Obviously this assumes a normal table not the scam double zero table.

Anyways could you please run it while they bet on red instead of numbers only?


Some roulette logic:

For every dollar you throw in (without stupid stuff like betting on 18+ numbers at once or red+black) you get 94.6 or 97.3 cents back.

(1/37) × 35 = 0.945 number
(12/37) x 3 = 0.973 one third
(18/37) x 2 = 0.973 one half (red / black / even / odd)
(2/37) x 17 = 0.97 splitting a number
... = 0.97 splitting 3 numbers
...

At 1 number the payout is only 35 instead of the 36 you should be getting. And the dealer pressures you into giving 1 bet as tip... so the average payout is only 92 cents.


Anyways could you run something else for me too?

What I wanna see is how to maximize the chance for not playing like an idiot.
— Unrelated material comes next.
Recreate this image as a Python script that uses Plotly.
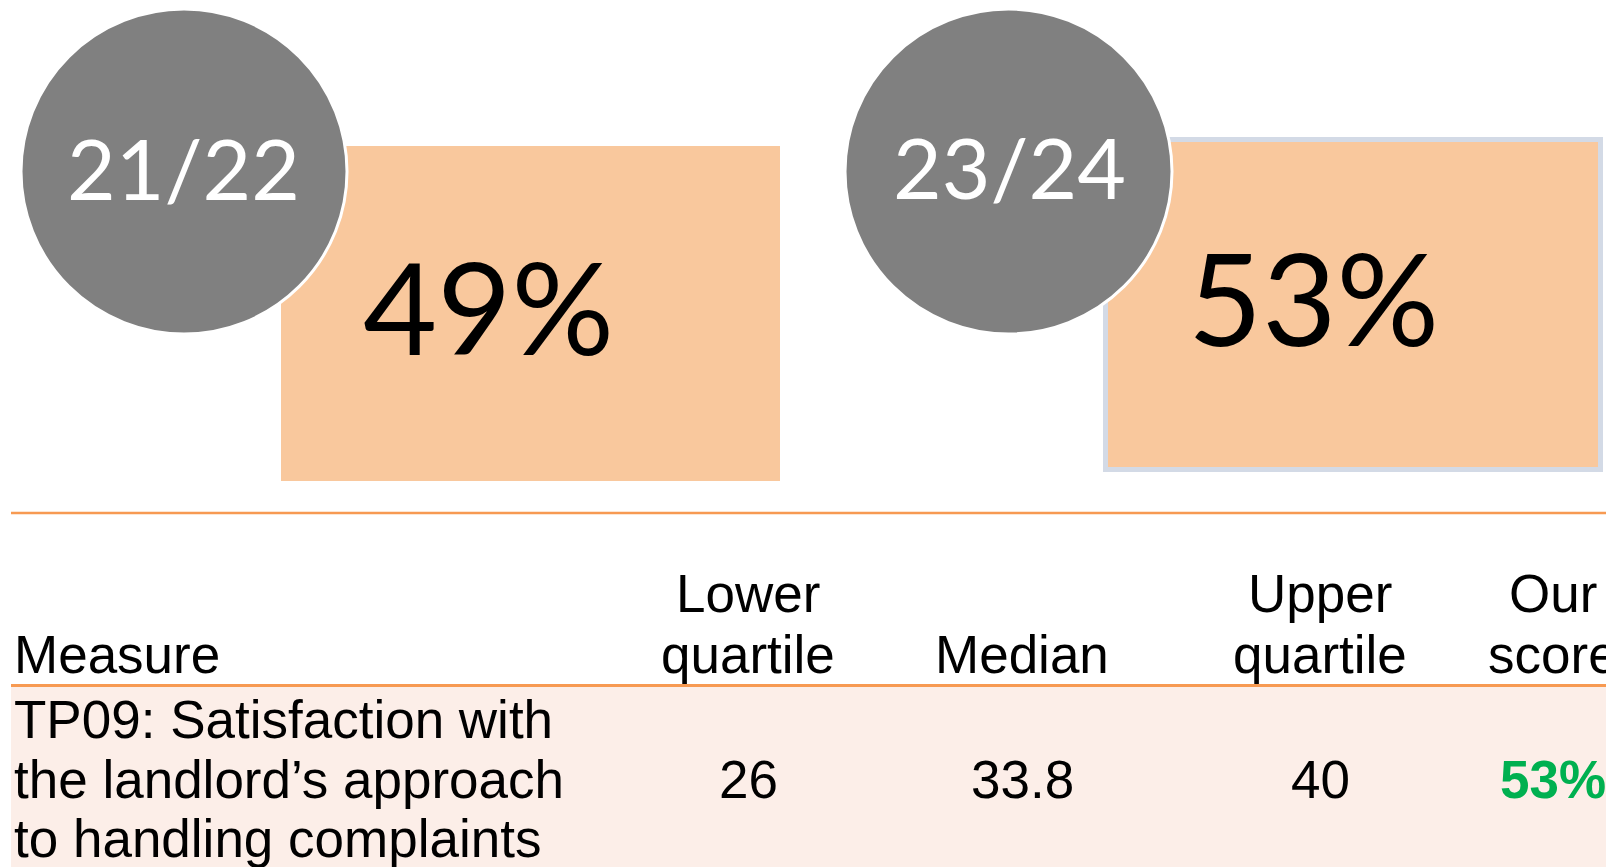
import plotly.graph_objects as go

# ---------------- data ----------------
years = ["21/22", "23/24"]
year_scores = [49, 53]                      # % satisfaction per year
header_lines = [["Measure"], ["Lower", "quartile"], ["Median"],
                ["Upper", "quartile"], ["Our", "score"]]
measure_lines = ["TP09: Satisfaction with",
                 "the landlord’s approach",
                 "to handling complaints"]
benchmark_values = [26, 33.8, 40]           # lower quartile, median, upper quartile
our_score = 53

# ---------------- layout constants ----------------
W, H = 1606, 867
PEACH = "#F9C89D"
GREY = "#808080"
ORANGE = "#F79A52"
PINK = "#FCEEE8"
GREEN = "#00B050"
TABLE_FONT = "Liberation Sans, Arial, sans-serif"
BIG_FONT = "Lato, Carlito, Calibri, sans-serif"

circles = [dict(x0=21, x1=347, y0=9, y1=334), dict(x0=845, x1=1172, y0=9, y1=334)]
rects = [dict(x0=281, x1=780, y0=146, y1=481, border=None),
         dict(x0=1105.5, x1=1600.5, y0=139.5, y1=469.5, border="#D3DAE6")]
year_label_pos = [(183, 167), (1009, 166.5)]
score_label_pos = [(488, 305), (1313, 296)]

fig = go.Figure()
fig.add_trace(go.Scatter(x=[0, W], y=[0, H], mode="markers",
                         marker=dict(opacity=0), hoverinfo="skip", showlegend=False))

shapes = []
annotations = []
for i in range(len(years)):
    r = rects[i]
    shapes.append(dict(type="rect", xref="x", yref="y", x0=r["x0"], x1=r["x1"],
                       y0=r["y0"], y1=r["y1"], fillcolor=PEACH,
                       line=dict(color=r["border"] or PEACH, width=5 if r["border"] else 0),
                       layer="above"))
    c = circles[i]
    shapes.append(dict(type="circle", xref="x", yref="y", x0=c["x0"], x1=c["x1"],
                       y0=c["y0"], y1=c["y1"], fillcolor=GREY,
                       line=dict(color="white", width=3), layer="above"))
    annotations.append(dict(x=year_label_pos[i][0], y=year_label_pos[i][1], xref="x", yref="y",
                            text=years[i], showarrow=False, xanchor="center", yanchor="middle",
                            font=dict(family=BIG_FONT, size=84, color="white")))
    annotations.append(dict(x=score_label_pos[i][0], y=score_label_pos[i][1], xref="x", yref="y",
                            text=f"{year_scores[i]}%", showarrow=False, xanchor="center",
                            yanchor="middle",
                            font=dict(family=BIG_FONT, size=128, color="black")))

# separator line
shapes.append(dict(type="line", xref="x", yref="y", x0=11, x1=W, y0=513, y1=513,
                   line=dict(color=ORANGE, width=2.5), layer="above"))
# table body fill
shapes.append(dict(type="rect", xref="x", yref="y", x0=11, x1=W, y0=686, y1=H + 5,
                   fillcolor=PINK, line=dict(width=0), layer="below"))
# header rule
shapes.append(dict(type="line", xref="x", yref="y", x0=11, x1=W, y0=685.5, y1=685.5,
                   line=dict(color=ORANGE, width=3), layer="above"))

TS = 53
def center_from_baseline(b, size=TS):
    return b - 0.35 * size

col_x = [12, 748, 1022, 1320, 1553]
header_baselines_2 = [612, 673]
for j, lines in enumerate(header_lines):
    bases = header_baselines_2[-len(lines):]
    for line, b in zip(lines, bases):
        annotations.append(dict(x=col_x[j], y=center_from_baseline(b), xref="x", yref="y",
                                text=line, showarrow=False,
                                xanchor="left" if j == 0 else "center", yanchor="middle",
                                font=dict(family=TABLE_FONT, size=TS, color="black")))

measure_baselines = [738, 798, 857]
for line, b in zip(measure_lines, measure_baselines):
    annotations.append(dict(x=col_x[0], y=center_from_baseline(b), xref="x", yref="y",
                            text=line, showarrow=False, xanchor="left", yanchor="middle",
                            font=dict(family=TABLE_FONT, size=TS, color="black")))

for j, v in enumerate(benchmark_values):
    annotations.append(dict(x=col_x[j + 1], y=center_from_baseline(798), xref="x", yref="y",
                            text=f"{v:g}", showarrow=False, xanchor="center", yanchor="middle",
                            font=dict(family=TABLE_FONT, size=TS, color="black")))
annotations.append(dict(x=col_x[4], y=center_from_baseline(798), xref="x", yref="y",
                        text=f"<b>{our_score}%</b>", showarrow=False, xanchor="center",
                        yanchor="middle",
                        font=dict(family=TABLE_FONT, size=TS, color=GREEN)))

fig.update_layout(
    width=W, height=H, margin=dict(l=0, r=0, t=0, b=0, pad=0),
    paper_bgcolor="white", plot_bgcolor="white",
    xaxis=dict(range=[0, W], visible=False, fixedrange=True),
    yaxis=dict(range=[H, 0], visible=False, fixedrange=True),
    shapes=shapes, annotations=annotations, showlegend=False,
)

fig.write_html("out.html", config={"displayModeBar": False})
Like is betting on only 1 number superior to 2? To 16? To 25? Is the switch really at 18?
Like 17 numbers at once should be the same average payout as 1, while starting at 19 it should become lower til it you go full crazy and bet on all 37.

What about number 1 + red vs #1 + black? Imo 1 n red should be better but apparently it's the same.

Is red only better than red + last 1/3

Or is #1, red, odd, first 1/3 less stupid than #1, black, even, last 1/3?


My math friend says it doesn't matter but it's so unintuitive to me.